Rev. Wendell Anthony, president of the Detroit Branch NAACP, and Scott Kaufman, CEO of the Jewish Federation of Metropolitan Detroit, say Ohio FBI agents told them the list is linked to 37-year-old Richard Schmidt.

Anthony said FBI agents revealed few details, but wanted to be sure he was made aware of the situation. Kaufman said he also spoke to agents, but was told there was no immediate or specific threat.

As for what’s going to happen, Anthony said his group has been targeted before and they have no extensive plans to increase their security measures. He said nothing is going to hault their mission of defending civil rights.

Schmidt, an ex-felon who is described as a suspected white supremacist, was indicted in January on weapons and counterfeiting charges. Authorities suspecting Schmidt of trafficking counterfeit goods conducted a search in December of his house in Ohio, just outside Toledo, as well as at his business, Spindletop Sports Zone in Bowling Green.

Aside from the “hit list,” the U.S. Attorney’s Office for the Northern District of Ohio says law enforcement agents found 18 firearms, body armor, high-capacity magazines and more than 40,000 rounds of ammunition during their search. The agents also discovered evidence of Schmidt’s ties to the neo-Nazi movement, according to court documents.
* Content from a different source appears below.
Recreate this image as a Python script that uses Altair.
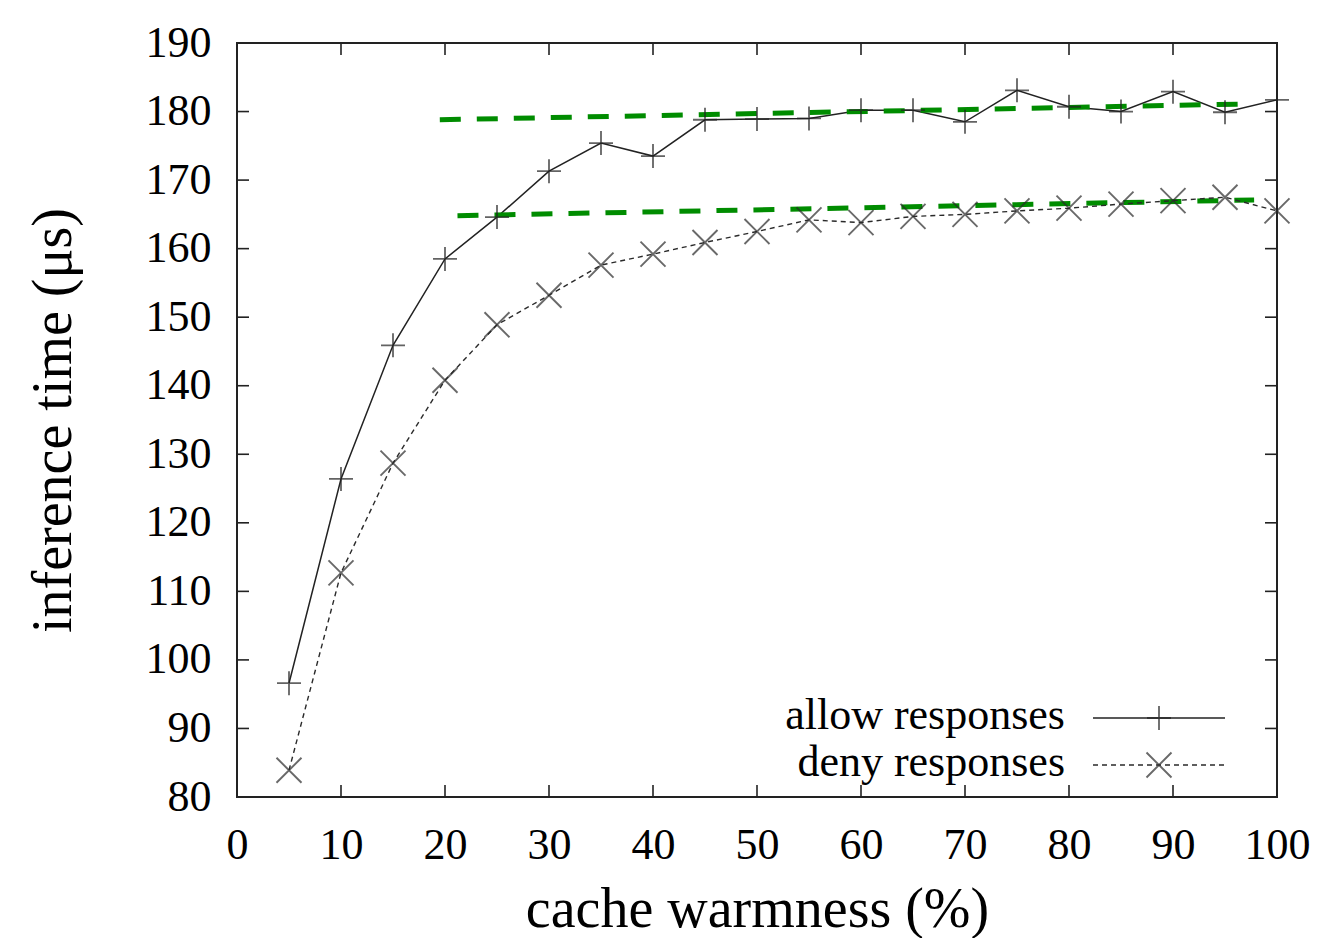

Among his arsenal, Schmidt was in possession of a Stag Arms AR–15 rifle, an Armalite AR–10 rifle, a Remington 870 Express 12–gauge shotgun, a Winchester M94 30/30 rifle, a Winchester M190 .22–caliber rifle, a Russian American Armory SAIGA 12–gauge shotgun, a Federal Arms Corporation FA 91 .308–caliber rifle, an Eagle Arms 5.56–caliber rifle, and a Sturm–Ruger .375 magnum pistol.

The attorney’s office filed 176 indictments against Schmidt, who served prison time for a 1990 conviction for manslaughter, for violations of federal firearms laws — with the average sentence being more than six years in prison.

“It is deeply  troubling that law enforcement found this man, with a prior homicide  conviction, in possession of an arsenal,” Steven M. Dettelbach, U.S. Attorney for the Northern District of Ohio, said in a statement.